Find out your PQ Score

The answer starts with becoming aware of the impact you have on your team’s performance mindset, or what the Positive Intelligence methodology calls the PQ Score. The score measures the percentage of time within a day you or your team spend in positive feelings such as calm, focus, curiosity, creativity, empathy, sense of purpose rather than negative ones such as stress, frustration, fear of failure, anxiety, shame, guilt. This in turn can influence people’s performance levels, from the ability to identify solutions or make decisions on their own, to the level of engagement and speaking up during team meetings.


To give an example, if you have a low PQ score, when the team misses the results one quarter, you are more likely to send an email stating that the results are disappointing and you expect the team to do better. With a high PQ score, you might decide to schedule a team meeting to review the results and curiously find out together whether this is an exception or a trend that needs a quick turnaround plan.

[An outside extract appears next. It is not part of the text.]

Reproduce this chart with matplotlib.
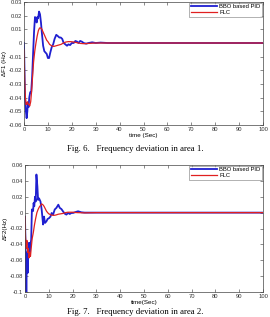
import matplotlib.pyplot as plt
from matplotlib.ticker import FuncFormatter

# area 1 - BBO based PID
t1_pid = [0, 0.4, 0.8, 1.1, 1.4, 1.6, 1.9, 2.2, 2.6, 3.0, 3.4, 3.8, 4.2, 4.6, 5.0,
          5.3, 5.6, 5.9, 6.3, 6.7, 7.1, 7.5, 8.0, 8.5, 9.0, 9.5, 10.0, 10.5, 11.0,
          11.6, 12.2, 12.8, 13.5, 14.2, 14.8, 15.4, 16.0, 16.6, 17.3, 18.0, 18.6,
          19.3, 20.0, 20.8, 21.5, 22.2, 22.8, 23.5, 24.2, 25.0, 26.0, 27.0, 28.5,
          30.0, 32.0, 35.0, 100]
f1_pid = [0, -0.04, -0.05, -0.055, -0.05, -0.044, -0.047, -0.04, -0.036, -0.036,
          -0.025, -0.008, 0.008, 0.019, 0.018, 0.015, 0.019, 0.018, 0.023, 0.021,
          0.015, 0.007, -0.002, -0.006, -0.007, -0.008, -0.011, -0.011, -0.007,
          -0.003, -0.001, 0.003, 0.006, 0.005, 0.004, 0.004, 0.003, 0.0, -0.001,
          -0.002, -0.001, -0.0015, 0.0, 0.0, 0.0015, 0.001, 0.0, 0.0015, 0.001,
          0.0, -0.0005, 0.0, 0.0005, 0.0, 0.0003, 0.0, 0.0]

# area 1 - FLC
t1_flc = [0, 0.3, 0.6, 0.9, 1.2, 1.5, 1.8, 2.1, 2.4, 2.8, 3.2, 3.6, 4.0, 4.5, 5.0,
          5.5, 6.0, 6.5, 7.0, 7.5, 8.0, 8.5, 9.0, 9.5, 10.0, 10.7, 11.5, 12.5,
          13.5, 14.5, 15.5, 16.5, 17.5, 18.5, 19.5, 20.5, 22, 23.5, 25, 27, 30, 100]
f1_flc = [-0.005, -0.028, -0.04, -0.045, -0.044, -0.043, -0.045, -0.045, -0.046,
          -0.043, -0.035, -0.024, -0.014, -0.006, 0.0, 0.005, 0.009, 0.011, 0.011,
          0.010, 0.008, 0.006, 0.004, 0.002, 0.001, -0.001, -0.002, -0.0025, -0.002,
          -0.0015, -0.001, 0.0, 0.0007, 0.001, 0.001, 0.0008, 0.0003, -0.0003,
          -0.0005, -0.0003, 0.0, 0.0]

# area 2 - BBO based PID
t2_pid = [0, 0.56, 0.84, 1.1, 1.4, 1.7, 2.0, 2.2, 2.6, 2.9, 3.4, 3.6, 3.9, 4.2,
          4.5, 4.8, 5.2, 5.5, 5.9, 6.5, 7.0, 7.6, 8.0, 8.4, 9.0, 9.5, 10.1, 10.7,
          11.2, 11.8, 12.5, 13.2, 14.0, 14.6, 15.3, 16.0, 16.7, 17.4, 18.1, 18.8,
          19.5, 20.2, 21.3, 22.3, 23.7, 25.1, 30, 100]
f2_pid = [-0.005, -0.1, -0.05, -0.076, -0.047, -0.038, -0.055, -0.042, -0.034,
          0.004, 0.002, 0.012, 0.008, 0.02, 0.014, 0.048, 0.033, 0.016, 0.018,
          0.014, 0.004, -0.015, -0.005, -0.013, -0.011, -0.008, -0.007, -0.005,
          -0.0005, -0.0025, 0.004, 0.006, 0.01, 0.006, 0.0045, 0.0015, -0.0013,
          -0.0025, -0.0004, -0.0017, -0.0004, -0.0004, 0.0008, 0.0017, 0.0004, 0.0,
          0.0, 0.0]

# area 2 - FLC
t2_flc = [0, 0.2, 0.5, 0.8, 1.1, 1.4, 1.7, 2.0, 2.3, 2.6, 3.0, 3.5, 4.0, 4.5, 5.0,
          5.5, 6.0, 6.5, 7.0, 7.5, 8.0, 8.5, 9.0, 9.5, 10, 11, 12, 13, 14, 15, 16,
          17, 18, 20, 22, 25, 30, 100]
f2_flc = [-0.005, -0.03, -0.045, -0.035, -0.05, -0.045, -0.057, -0.05, -0.055,
          -0.045, -0.033, -0.025, -0.015, -0.007, 0.0, 0.004, 0.007, 0.009, 0.011,
          0.01, 0.008, 0.005, 0.002, 0.0, -0.0015, -0.003, -0.0035, -0.003, -0.002,
          -0.0015, -0.001, 0.0, 0.0005, 0.0005, 0.0, -0.0003, 0.0, 0.0]

xticks = list(range(0, 101, 10))
yticks1 = [-0.06, -0.05, -0.04, -0.03, -0.02, -0.01, 0, 0.01, 0.02, 0.03]
yticks2 = [-0.1, -0.08, -0.06, -0.04, -0.02, 0, 0.02, 0.04, 0.06]

plt.rcParams['axes.unicode_minus'] = False
plt.rcParams['font.family'] = ['Liberation Sans', 'DejaVu Sans']

W, H = 270, 317
fig = plt.figure(figsize=(W / 100, H / 100), dpi=100)


def px_axes(left, top, right, bottom):
    return fig.add_axes([left / W, 1 - bottom / H, (right - left) / W, (bottom - top) / H])


def style(ax, yticks, ylim, xlabel, ylabel):
    ax.set_xlim(0, 100)
    ax.set_ylim(*ylim)
    ax.set_xticks(xticks)
    ax.set_yticks(yticks)
    ax.yaxis.set_major_formatter(FuncFormatter(lambda v, p: '%g' % round(v, 4)))
    ax.tick_params(direction='in', length=2, width=0.4, labelsize=4.2, pad=1.5,
                   top=True, right=True, colors='#333333')
    for s in ax.spines.values():
        s.set_linewidth(0.5)
        s.set_color('#444444')
    ax.set_xlabel(xlabel, fontsize=4.5, labelpad=1)
    ax.set_ylabel(ylabel, fontsize=4.5, labelpad=1)
    leg = ax.legend(loc='upper right', fontsize=4.2, frameon=True, fancybox=False,
                    borderpad=0.3, handlelength=4.5, handletextpad=0.4,
                    labelspacing=0.1, borderaxespad=0.1)
    leg.get_frame().set_linewidth(0.4)
    leg.get_frame().set_edgecolor('#555555')


ax1 = px_axes(24, 2, 263, 125)
ax1.plot(t1_pid, f1_pid, color='#1f1fd0', lw=1.3, label='BBO based PID')
ax1.plot(t1_flc, f1_flc, color='#e02020', lw=0.9, label='FLC')
style(ax1, yticks1, (-0.06, 0.03), 'time (Sec)', 'ΔF1 (Hz)')

ax2 = px_axes(25, 165, 263, 292)
ax2.plot(t2_pid, f2_pid, color='#1f1fd0', lw=1.3, label='BBO based PID')
ax2.plot(t2_flc, f2_flc, color='#e02020', lw=0.9, label='FLC')
style(ax2, yticks2, (-0.1, 0.06), 'time(Sec)', 'ΔF2(Hz)')

fig.text(0.5, 1 - 149 / H, 'Fig. 6.   Frequency deviation in area 1.',
         ha='center', va='center', fontsize=6.3, family='Liberation Serif')
fig.text(0.5, 1.5 / H, 'Fig. 7.   Frequency deviation in area 2.',
         ha='center', va='bottom', fontsize=6.3, family='Liberation Serif')

fig.savefig('out.png', dpi=100)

Extracted from the book Positive Intelligence: Why only 20% of teams and individuals achieve their true potential by Shirzad Chamine


Discover your automated behaviors

When I started to learn how to snowboard, for about one season I was unable to make turns, no matter how hard I tried. Eventually I realized that my lack of progress was due to my preservation instinct automatically kicking in and preventing me from taking the counter-intuitive action of leaning towards the slope instead of away from it. My automated behaviors were preventing me from moving to the next level of performance.


Similarly at work, we tend to carry out our tasks on auto-pilot or under pressure, from back-to-back meetings to answering emails, without finding the time to stop and ask ourselves why we are reacting in certain ways and whether our actions, thoughts and feelings help us and our teams perform better. The research on Positive Intelligence identified 10 ways, personified as Saboteurs and suggestively named Judge, Avoider, Controller, Hyper-Achiever, Hyper-Rational, Hyper-Vigilant, Pleaser, Restless, Stickler, Victim, in which our automated ways of doing things can undermine our performance and ability to drive team engagement and improve results. You can find out your predominant ones by taking the free assessment here.

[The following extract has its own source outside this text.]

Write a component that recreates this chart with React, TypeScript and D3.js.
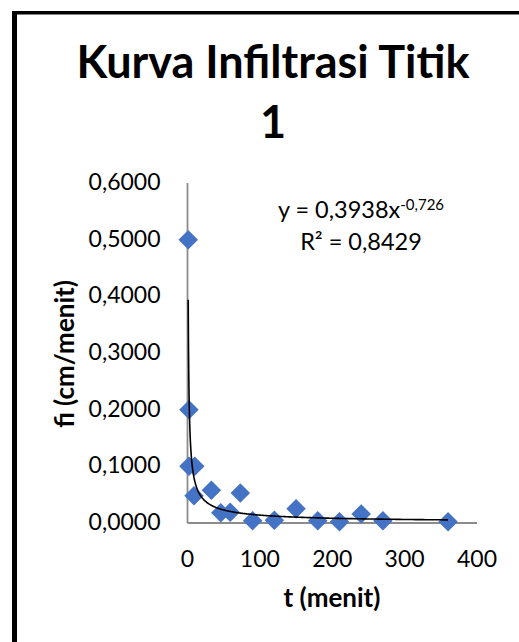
import React, { useEffect, useRef } from "react";
import * as d3 from "d3";

const tValues = [1, 2, 2, 10, 9, 33, 46, 59, 73, 90, 120, 150, 180, 210, 240, 270, 360];
const fiValues = [0.5, 0.2, 0.1, 0.1, 0.048, 0.058, 0.018, 0.019, 0.053, 0.004, 0.005, 0.025, 0.004, 0.002, 0.016, 0.004, 0.002];
const xTicks = [0, 100, 200, 300, 400];
const yTicks = [0, 0.1, 0.2, 0.3, 0.4, 0.5, 0.6];
const fitA = 0.3938;
const fitB = -0.726;
const fitRange = [1, 360];
const titleLines = ["Kurva Infiltrasi Titik", "1"];
const xTitle = "t (menit)";
const yTitle = "fi (cm/menit)";
const eqMain = "y = 0,3938x";
const eqExp = "-0,726";
const r2Text = "R² = 0,8429";

const W = 519;
const H = 642;
const FONT = "Lato, 'Open Sans', sans-serif";

export default function App() {
  const ref = useRef<SVGSVGElement>(null);
  useEffect(() => {
    const svg = d3.select(ref.current);
    svg.selectAll("*").remove();
    const x = d3.scaleLinear().domain([0, 400]).range([187.5, 477]);
    const y = d3.scaleLinear().domain([0, 0.6]).range([523, 183]);

    svg.append("rect").attr("width", W).attr("height", H).attr("fill", "#fff");
    // border
    svg.append("rect").attr("x", 12).attr("y", 11).attr("width", 5).attr("height", H - 11).attr("fill", "#000");
    svg.append("rect").attr("x", 12).attr("y", 11).attr("width", W - 12).attr("height", 3.5).attr("fill", "#000");

    // title
    const title = svg.append("text").attr("font-family", FONT).attr("font-weight", 700)
      .attr("font-size", 45).attr("text-anchor", "middle").attr("fill", "#000");
    title.append("tspan").attr("x", 273).attr("y", 78).text(titleLines[0]);
    title.append("tspan").attr("x", 273).attr("y", 138).text(titleLines[1]);

    // axes
    svg.append("line").attr("x1", x(0)).attr("x2", x(0)).attr("y1", y(0.6)).attr("y2", y(0))
      .attr("stroke", "#8c8c8c").attr("stroke-width", 1.8);
    svg.append("line").attr("x1", x(0)).attr("x2", x(400)).attr("y1", y(0)).attr("y2", y(0))
      .attr("stroke", "#8c8c8c").attr("stroke-width", 1.8);

    const fmt = (v: number) => d3.format(".4f")(v).replace(".", ",");
    svg.append("g").selectAll("text").data(yTicks).join("text")
      .attr("x", 160.5).attr("y", (d) => y(d) + 7)
      .attr("text-anchor", "end").attr("font-family", FONT).attr("font-size", 23)
      .attr("fill", "#000").text((d) => fmt(d));
    svg.append("g").selectAll("text").data(xTicks).join("text")
      .attr("x", (d) => x(d)).attr("y", 567)
      .attr("text-anchor", "middle").attr("font-family", FONT).attr("font-size", 23)
      .attr("fill", "#000").text((d) => String(d));

    svg.append("text").attr("x", 332).attr("y", 607).attr("text-anchor", "middle")
      .attr("font-family", FONT).attr("font-weight", 700).attr("font-size", 26).text(xTitle);
    svg.append("text").attr("transform", "translate(74,354) rotate(-90)").attr("text-anchor", "middle")
      .attr("font-family", FONT).attr("font-weight", 700).attr("font-size", 26).text(yTitle);

    // points
    const sym = d3.symbol().type(d3.symbolSquare).size(190);
    svg.append("g").selectAll("path").data(tValues.map((t, i) => [t, fiValues[i]])).join("path")
      .attr("d", sym as any)
      .attr("transform", (d) => `translate(${x(d[0])},${y(d[1])}) rotate(45)`)
      .attr("fill", "#4472C4");

    // trendline
    const samples = d3.range(0, 401).map((i) => fitRange[0] * Math.pow(fitRange[1] / fitRange[0], i / 400));
    const line = d3.line<number>().x((t) => x(t)).y((t) => y(fitA * Math.pow(t, fitB)));
    svg.append("path").attr("d", line(samples)).attr("fill", "none").attr("stroke", "#000").attr("stroke-width", 1.6);

    // equation
    const eq = svg.append("text").attr("font-family", FONT).attr("font-size", 23.5).attr("text-anchor", "middle").attr("fill", "#000");
    eq.append("tspan").attr("x", 361).attr("y", 218).text(eqMain);
    eq.append("tspan").attr("font-size", 15).attr("dy", -8).text(eqExp);
    svg.append("text").attr("font-family", FONT).attr("font-size", 23.5).attr("text-anchor", "middle")
      .attr("x", 361).attr("y", 250).text(r2Text);
  }, []);
  return (
    <svg ref={ref} width={W} height={H} style={{ position: "absolute", left: 0, top: 0, display: "block" }} />
  );
}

For example, if your score in the saboteur assessment test is high for Pleaser, as a manager you might notice that this automated behavior and thinking pattern makes it difficult for you to give constructive feedback to your team or be explicit in your expectations from them. While making you popular in the short run, your people will never know what to improve on or what you expect from them in order to succeed in their role. Someone with a high Pleaser score can also have a hard time refusing additional projects or tasks for fear of not being liked by managers, colleagues or peers, which has the risk of burnout in the long term.

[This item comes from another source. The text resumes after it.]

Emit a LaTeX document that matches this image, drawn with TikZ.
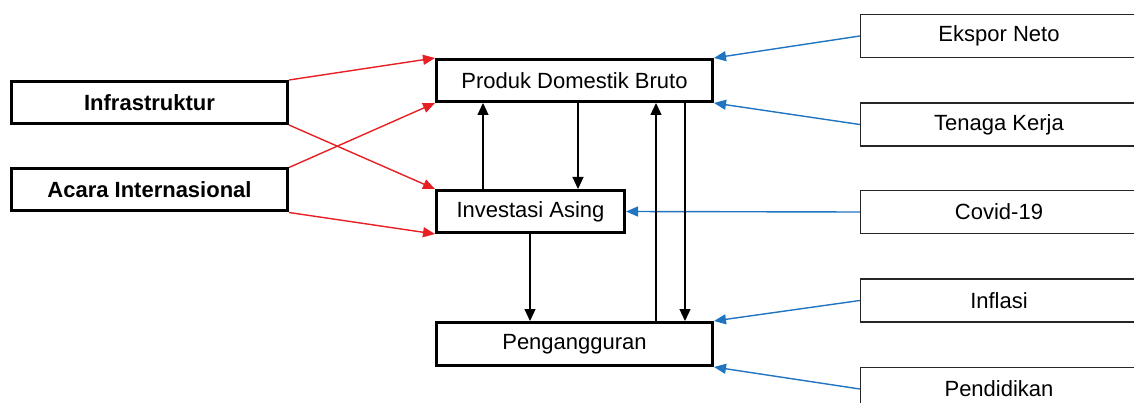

If you score high for Controller, it is very likely that you feel the need to drive actions yourself rather than delegate. Even if you delegate some tasks, you might have a tendency to micro manage and expect them to be carried out in a certain way. While this might help you be in control and manage critical situations to generate results in the short run, it is most likely at the expense of your team’s motivation, engagement and self-confidence. In time you will notice spending a lot of your day telling people what to do and replacing the ones who leave.


Draw your own conclusions

Take some time to contemplate on the results of the two tests. Which findings or comments resonate most with you? What intrigues you about the automated patterns highlighted above and what is your view on the impact they have on your and others’ performance? And most of all, how comfortable are you to continue managing your team the same way while expecting better results?